His titles could be hit or miss. Sometimes his books appeared with titles other than his original titles, sometimes for the better, sometimes not. (For example, his original title for MARTIAN TIME-SLIP was ALL WE MARSMEN, and it appeared under that title serialized in two parts in a pulp SF magazine. ) DO ANDROIDS DREAM OF ELECTRIC SHEEP is a great title, perfectly reflecting the themes of the book. BLADE RUNNER is a stupid title, superficially zippy sounding but utterly meaningless.

Robert Cook said...

"The only reason China does not go to war now is because they know they would get crushed."

How about they don't have any interest in going to war?

J. Farmer said...

How about "We Can Remember It for You Wholesale" versus “Total Recall”

Robert Cook said...

"How about 'We Can Remember It for You Wholesale' versus 'Total Recall'”

Dick's title for the original short story is clearly the superior title.

Bilwick said...

@Bilwick:

So a world in which people don't steal each other's stuff or threaten other people with violence is only plausible in which all human beings, everywhere, have read Ayn Rand?

No. But "a world in which people don't steal each other's stuff or threaten other people with violence" is not plausible. That's my gripe with either a radical individualist or radical collectivist worldview. They are utterly utopian."

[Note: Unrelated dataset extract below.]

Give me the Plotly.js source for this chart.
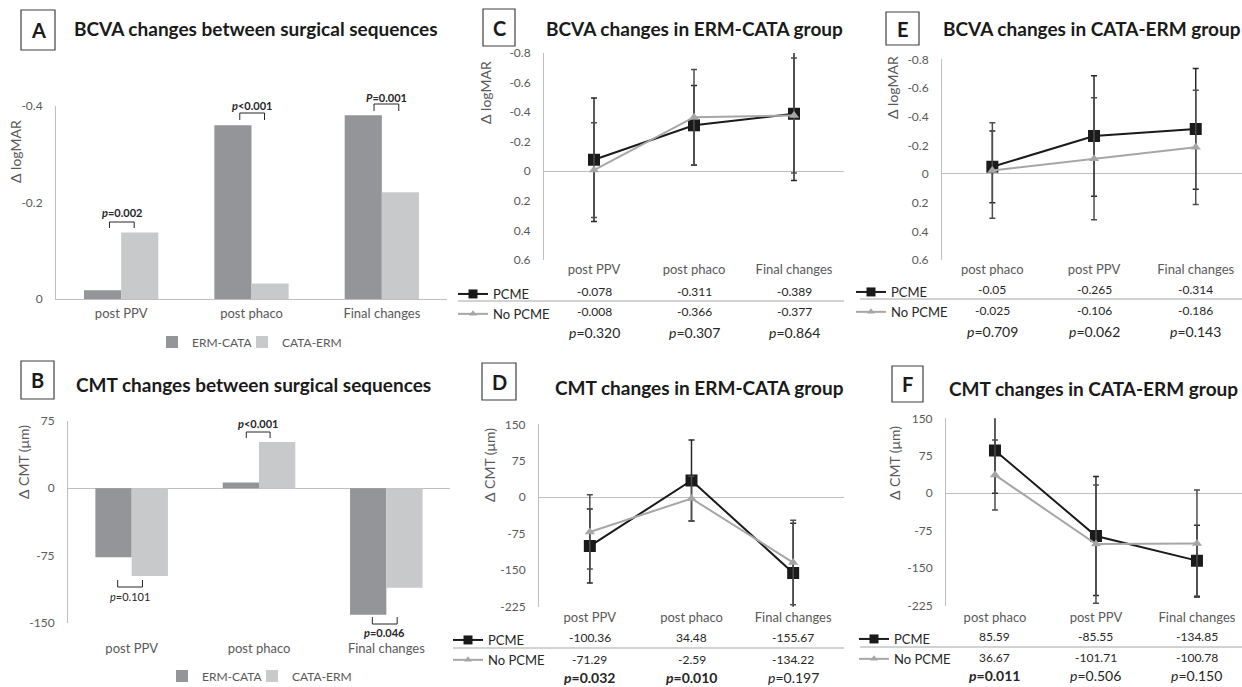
<!DOCTYPE html>
<html><head><meta charset="utf-8">
<script src="https://cdn.plot.ly/plotly-3.0.1.min.js"></script>
<style>html,body{margin:0;padding:0;background:#fff}</style>
</head><body><div id="chart" style="width:1242px;height:687px"></div>
<script>
// ---------- data ----------
const catsAB = ['post PPV', 'post phaco', 'Final changes'];
const bcvaErmCata = [-0.018, -0.36, -0.381];
const bcvaCataErm = [-0.138, -0.032, -0.221];
const cmtErmCata = [-77, 6.5, -141];
const cmtCataErm = [-98, 51.5, -111];

const catsCD = ['post PPV', 'post phaco', 'Final changes'];
const catsEF = ['post phaco', 'post PPV', 'Final changes'];

const bcvaC_pcme = [-0.078, -0.311, -0.389];
const bcvaC_pcmeSD = [0.417, 0.27, 0.452];
const bcvaC_no = [-0.008, -0.366, -0.377];
const bcvaC_noSD = [0.32, 0.323, 0.389];
const pC = ['0.320', '0.307', '0.864'];
const pCbold = [false, false, false];

const cmtD_pcme = [-100.36, 34.48, -155.67];
const cmtD_pcmeSD = [76, 83.3, 102.3];
const cmtD_no = [-71.29, -2.59, -134.22];
const cmtD_noSD = [76.3, 46, 87];
const pD = ['0.032', '0.010', '0.197'];
const pDbold = [true, true, false];

const bcvaE_pcme = [-0.05, -0.265, -0.314];
const bcvaE_pcmeSD = [0.25, 0.42, 0.421];
const bcvaE_no = [-0.025, -0.106, -0.186];
const bcvaE_noSD = [0.333, 0.426, 0.398];
const pE = ['0.709', '0.062', '0.143'];
const pEbold = [false, false, false];

const cmtF_pcme = [85.59, -85.55, -134.85];
const cmtF_pcmeSD = [85.6, 119, 71];
const cmtF_no = [36.67, -101.71, -100.78];
const cmtF_noSD = [70, 118.4, 107.5];
const pF = ['0.011', '0.506', '0.150'];
const pFbold = [true, false, false];

const pA = ['<i>p</i>=0.002', '<i>p</i>&lt;0.001', '<i>P</i>=0.001'];
const pB = ['<i>p</i>=0.101', '<b><i>p</i>&lt;0.001</b>', '<b><i>p</i>=0.046</b>'];

const tickA = [0, -0.2, -0.4];
const tickAtext = ['0', '-0.2', '-0.4'];
const tickB = [-150, -75, 0, 75];
const tickBtext = ['-150', '-75', '0', '75'];
const tickCE = [0.6, 0.4, 0.2, 0, -0.2, -0.4, -0.6, -0.8];
const tickCEtext = ['0.6', '0.4', '0.2', '0', '-0.2', '-0.4', '-0.6', '-0.8'];
const tickDF = [-225, -150, -75, 0, 75, 150];
const tickDFtext = ['-225', '-150', '-75', '0', '75', '150'];

// ---------- helpers ----------
const W = 1242, H = 687;
const X = px => px / W;
const Y = py => 1 - py / H;
const FONT = 'Lato, "Open Sans", sans-serif';
const TXT = '#595959';
const DARK = '#262626';
const AX = '#bfbfbf';
const C_ERM = '#949598';
const C_CATA = '#c8c9cb';

const traces = [];
function bars(xa, ya, y1, y2, leg1, leg2) {
  traces.push({type: 'bar', x: catsAB, y: y1, name: 'ERM-CATA', marker: {color: C_ERM},
    xaxis: xa, yaxis: ya, legend: leg1});
  traces.push({type: 'bar', x: catsAB, y: y2, name: 'CATA-ERM', marker: {color: C_CATA},
    xaxis: xa, yaxis: ya, legend: leg2});
}
bars('x', 'y', bcvaErmCata, bcvaCataErm, 'legend', 'legend7');
bars('x2', 'y2', cmtErmCata, cmtCataErm, 'legend2', 'legend8');

const PC_COL = '#1a1a1a', NO_COL = '#a6a6a6';
function lines(xa, ya, cats, p, pSD, n, nSD, leg) {
  traces.push({type: 'scatter', mode: 'lines+markers', x: cats, y: p, name: 'PCME',
    xaxis: xa, yaxis: ya, showlegend: false,
    line: {color: PC_COL, width: 2},
    marker: {symbol: 'square', size: 12, color: PC_COL},
    error_y: {type: 'data', array: pSD, visible: true, color: '#262626', thickness: 1.5, width: 3}});
  traces.push({type: 'scatter', mode: 'lines+markers', x: cats, y: n, name: 'No PCME',
    xaxis: xa, yaxis: ya, showlegend: false,
    line: {color: NO_COL, width: 2},
    marker: {symbol: 'triangle-up', size: 9, color: NO_COL},
    error_y: {type: 'data', array: nSD, visible: true, color: '#4d4d4d', thickness: 1.5, width: 3}});
  // legend-only entries (smaller symbols, as in the table legend)
  traces.push({type: 'scatter', mode: 'lines+markers', x: [null], y: [null], name: 'PCME',
    xaxis: xa, yaxis: ya, legend: leg,
    line: {color: PC_COL, width: 2}, marker: {symbol: 'square', size: 9, color: PC_COL}});
  traces.push({type: 'scatter', mode: 'lines+markers', x: [null], y: [null], name: 'No PCME',
    xaxis: xa, yaxis: ya, legend: leg,
    line: {color: NO_COL, width: 2}, marker: {symbol: 'triangle-up', size: 7, color: NO_COL}});
}
lines('x3', 'y3', catsCD, bcvaC_pcme, bcvaC_pcmeSD, bcvaC_no, bcvaC_noSD, 'legend3');
lines('x4', 'y4', catsCD, cmtD_pcme, cmtD_pcmeSD, cmtD_no, cmtD_noSD, 'legend4');
lines('x5', 'y5', catsEF, bcvaE_pcme, bcvaE_pcmeSD, bcvaE_no, bcvaE_noSD, 'legend5');
lines('x6', 'y6', catsEF, cmtF_pcme, cmtF_pcmeSD, cmtF_no, cmtF_noSD, 'legend6');

function xax(l, r, anchor, opts) {
  return Object.assign({domain: [X(l), X(r)], anchor: anchor, type: 'category',
    showgrid: false, zeroline: false, showline: false, ticks: '',
    tickfont: {family: FONT, size: 13, color: TXT}, fixedrange: true}, opts || {});
}
function yax(b, t, anchor, range, tv, tt, opts) {
  return Object.assign({domain: [Y(b), Y(t)], anchor: anchor, range: range,
    tickvals: tv, ticktext: tt, showgrid: false, showline: true, linecolor: AX, linewidth: 1,
    zeroline: true, zerolinecolor: AX, zerolinewidth: 1, ticks: '', ticklabelstandoff: 10,
    tickfont: {family: FONT, size: 12, color: TXT}, fixedrange: true}, opts || {});
}

const layout = {
  width: W, height: H, margin: {l: 0, r: 0, t: 0, b: 0, autoexpand: false},
  paper_bgcolor: '#fff', plot_bgcolor: 'rgba(0,0,0,0)',
  font: {family: FONT, color: TXT},
  barmode: 'group', bargap: 0.43, bargroupgap: 0,
  hovermode: false,
  xaxis: xax(56, 447, 'y', {showline: true, linecolor: AX, ticklabelstandoff: 2}),
  yaxis: yax(299, 106, 'x', [0, -0.4], tickA, tickAtext, {zeroline: false}),
  xaxis2: xax(68, 450, 'y2', {ticklabelstandoff: 16}),
  yaxis2: yax(622.7, 421, 'x2', [-150, 75], tickB, tickBtext),
  xaxis3: xax(544, 844, 'y3', {range: [-0.5, 2.5], ticklabelstandoff: 0}),
  yaxis3: yax(260, 53, 'x3', [0.6, -0.8], tickCE, tickCEtext),
  xaxis4: xax(539, 844, 'y4', {range: [-0.5, 2.5], ticklabelstandoff: 1}),
  yaxis4: yax(606.7, 424.3, 'x4', [-225, 150], tickDF, tickDFtext),
  xaxis5: xax(942, 1242, 'y5', {range: [-0.495, 2.455], ticklabelstandoff: 0}),
  yaxis5: yax(260, 59.3, 'x5', [0.6, -0.8], tickCE, tickCEtext),
  xaxis6: xax(946, 1242, 'y6', {range: [-0.485, 2.446], ticklabelstandoff: 2}),
  yaxis6: yax(605.7, 418.3, 'x6', [-225, 150], tickDF, tickDFtext),
  annotations: [], shapes: []
};

// legends (container coordinates so they never push the margins)
const legBase = {bgcolor: 'rgba(0,0,0,0)', borderwidth: 0, xref: 'container', yref: 'container',
  font: {family: FONT, size: 12, color: TXT}};
function barLegend(name, lx, cy) {
  layout[name] = Object.assign({}, legBase, {orientation: 'h', x: X(lx), xanchor: 'left', y: Y(cy), yanchor: 'middle'});
}
barLegend('legend', 152, 342);
barLegend('legend7', 242, 342);
barLegend('legend2', 162, 676);
barLegend('legend8', 252, 676);
function lineLegend(name, lx, ty) {
  layout[name] = Object.assign({}, legBase, {orientation: 'v', x: X(lx), xanchor: 'left', y: Y(ty), yanchor: 'top',
    tracegroupgap: 0, font: {family: FONT, size: 13, color: DARK}});
}
lineLegend('legend3', 453, 279);
lineLegend('legend4', 448, 625);
lineLegend('legend5', 851, 277);
lineLegend('legend6', 854, 624);

const A = layout.annotations, S = layout.shapes;
function txt(x, y, t, size, opts) {
  A.push(Object.assign({xref: 'paper', yref: 'paper', x: x, y: y, text: t, showarrow: false,
    font: {family: FONT, size: size, color: DARK}, xanchor: 'center', yanchor: 'middle'}, opts || {}));
}
// panel letters & titles
function panel(letter, bx0, by0, bx1, by1, title, tx, ty) {
  S.push({type: 'rect', xref: 'paper', yref: 'paper', x0: X(bx0), x1: X(bx1), y0: Y(by0), y1: Y(by1),
    line: {color: '#404040', width: 1.2}});
  txt(X((bx0 + bx1) / 2), Y((by0 + by1) / 2), '<b>' + letter + '</b>', 20, {font: {family: FONT, size: 20, color: '#1a1a1a'}});
  txt(X(tx), Y(ty), '<b>' + title + '</b>', 19, {xanchor: 'left', font: {family: FONT, size: 19, color: '#1a1a1a'}});
}
panel('A', 21, 10, 55, 50, 'BCVA changes between surgical sequences', 72, 29);
panel('B', 21, 361, 54, 399, 'CMT changes between surgical sequences', 74, 384);
panel('C', 483, 9, 515, 46, 'BCVA changes in ERM-CATA group', 544, 28);
panel('D', 482, 363, 516, 400, 'CMT changes in ERM-CATA group', 553, 387);
panel('E', 886, 12, 919, 45, 'BCVA changes in CATA-ERM group', 941, 28);
panel('F', 892, 366, 923, 402, 'CMT changes in CATA-ERM group', 947, 389);

// y axis titles
function ytitle(x, y, t) { txt(X(x), Y(y), t, 14, {textangle: -90, font: {family: FONT, size: 14, color: TXT}}); }
ytitle(15, 152, 'Δ logMAR');
ytitle(23, 462, 'Δ CMT (μm)');
ytitle(486, 93, 'Δ logMAR');
ytitle(489, 465, 'Δ CMT (μm)');
ytitle(892, 88, 'Δ logMAR');
ytitle(894, 463, 'Δ CMT (μm)');

// brackets with p-values (panels A, B)
function bracket(xa, i, lo, hi, yLine, yTick, yText, label) {
  const ln = {color: DARK, width: 1};
  S.push({type: 'line', xref: xa, yref: 'paper', x0: i + lo, x1: i + hi, y0: Y(yLine), y1: Y(yLine), line: ln});
  S.push({type: 'line', xref: xa, yref: 'paper', x0: i + lo, x1: i + lo, y0: Y(yLine), y1: Y(yTick), line: ln});
  S.push({type: 'line', xref: xa, yref: 'paper', x0: i + hi, x1: i + hi, y0: Y(yLine), y1: Y(yTick), line: ln});
  A.push({xref: xa, yref: 'paper', x: i + (lo + hi) / 2, y: Y(yText), text: label, showarrow: false,
    font: {family: FONT, size: 11, color: DARK}, xanchor: 'center', yanchor: 'middle'});
}
bracket('x', 0, -0.09, 0.1, 222, 228, 213, '<b>' + pA[0] + '</b>');
bracket('x', 1, -0.09, 0.1, 113, 120, 105, '<b>' + pA[1] + '</b>');
bracket('x', 2, -0.06, 0.13, 104, 111, 97, '<b>' + pA[2] + '</b>');
bracket('x2', 0, -0.11, 0.085, 587, 580, 596, pB[0]);
bracket('x2', 1, -0.10, 0.087, 432, 438, 423, pB[1]);
bracket('x2', 2, -0.11, 0.085, 624, 617, 632, pB[2]);

// tables under line charts
function table(xa, cats, p, n, pv, pb, yP, yN, yPv, lineY, lx0, lx1) {
  cats.forEach((c, i) => {
    A.push({xref: xa, yref: 'paper', x: c, y: Y(yP), text: String(p[i]), showarrow: false,
      font: {family: FONT, size: 12, color: DARK}, xanchor: 'center', yanchor: 'middle'});
    A.push({xref: xa, yref: 'paper', x: c, y: Y(yN), text: String(n[i]), showarrow: false,
      font: {family: FONT, size: 12, color: DARK}, xanchor: 'center', yanchor: 'middle'});
    const t = '<i>p</i>=' + pv[i];
    A.push({xref: xa, yref: 'paper', x: c, y: Y(yPv), text: pb[i] ? '<b>' + t + '</b>' : t, showarrow: false,
      font: {family: FONT, size: 14, color: DARK}, xanchor: 'center', yanchor: 'middle'});
  });
  S.push({type: 'line', xref: 'paper', yref: 'paper', x0: X(lx0), x1: X(lx1), y0: Y(lineY), y1: Y(lineY),
    line: {color: '#a6a6a6', width: 1}});
}
table('x3', catsCD, bcvaC_pcme, bcvaC_no, pC, pCbold, 291, 311, 332, 301, 458, 844);
table('x4', catsCD, cmtD_pcme, cmtD_no, pD, pDbold, 637, 659, 677, 648, 453, 844);
table('x5', catsEF, bcvaE_pcme, bcvaE_no, pE, pEbold, 289, 310, 331, 299, 860, 1242);
table('x6', catsEF, cmtF_pcme, cmtF_no, pF, pFbold, 636, 657, 675, 647, 860, 1242);

Plotly.newPlot('chart', traces, layout, {staticPlot: true, displayModeBar: false});
</script></body></html>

So until every single person on earth embraces the non-aggression principle, it's okay to threaten people and steal their stuff? How conveeeenient for people like you!

Robert Cook said...

"So until every single person on earth embraces the non-aggression principle, it's okay to threaten people and steal their stuff? How conveeeenient for people like you!"

It's one thing to misunderstand ambiguous statements, but to so misunderstand what J. Farmer said is either a sign of stunning thickness, a result of herculean effort, or a lie made to make a (stupid) insult.

Farmer in no way says or implies that "it's okay to threaten people and steal their stuff." He points out, as adults must often do with children, that there will never be a world in which humans do not threaten others or try to steal their stuff. That is, it is an observation, not a statement of approval.

Sam L. said...

What I want to know is are the books filed in diminishing heights? Or increasing heights?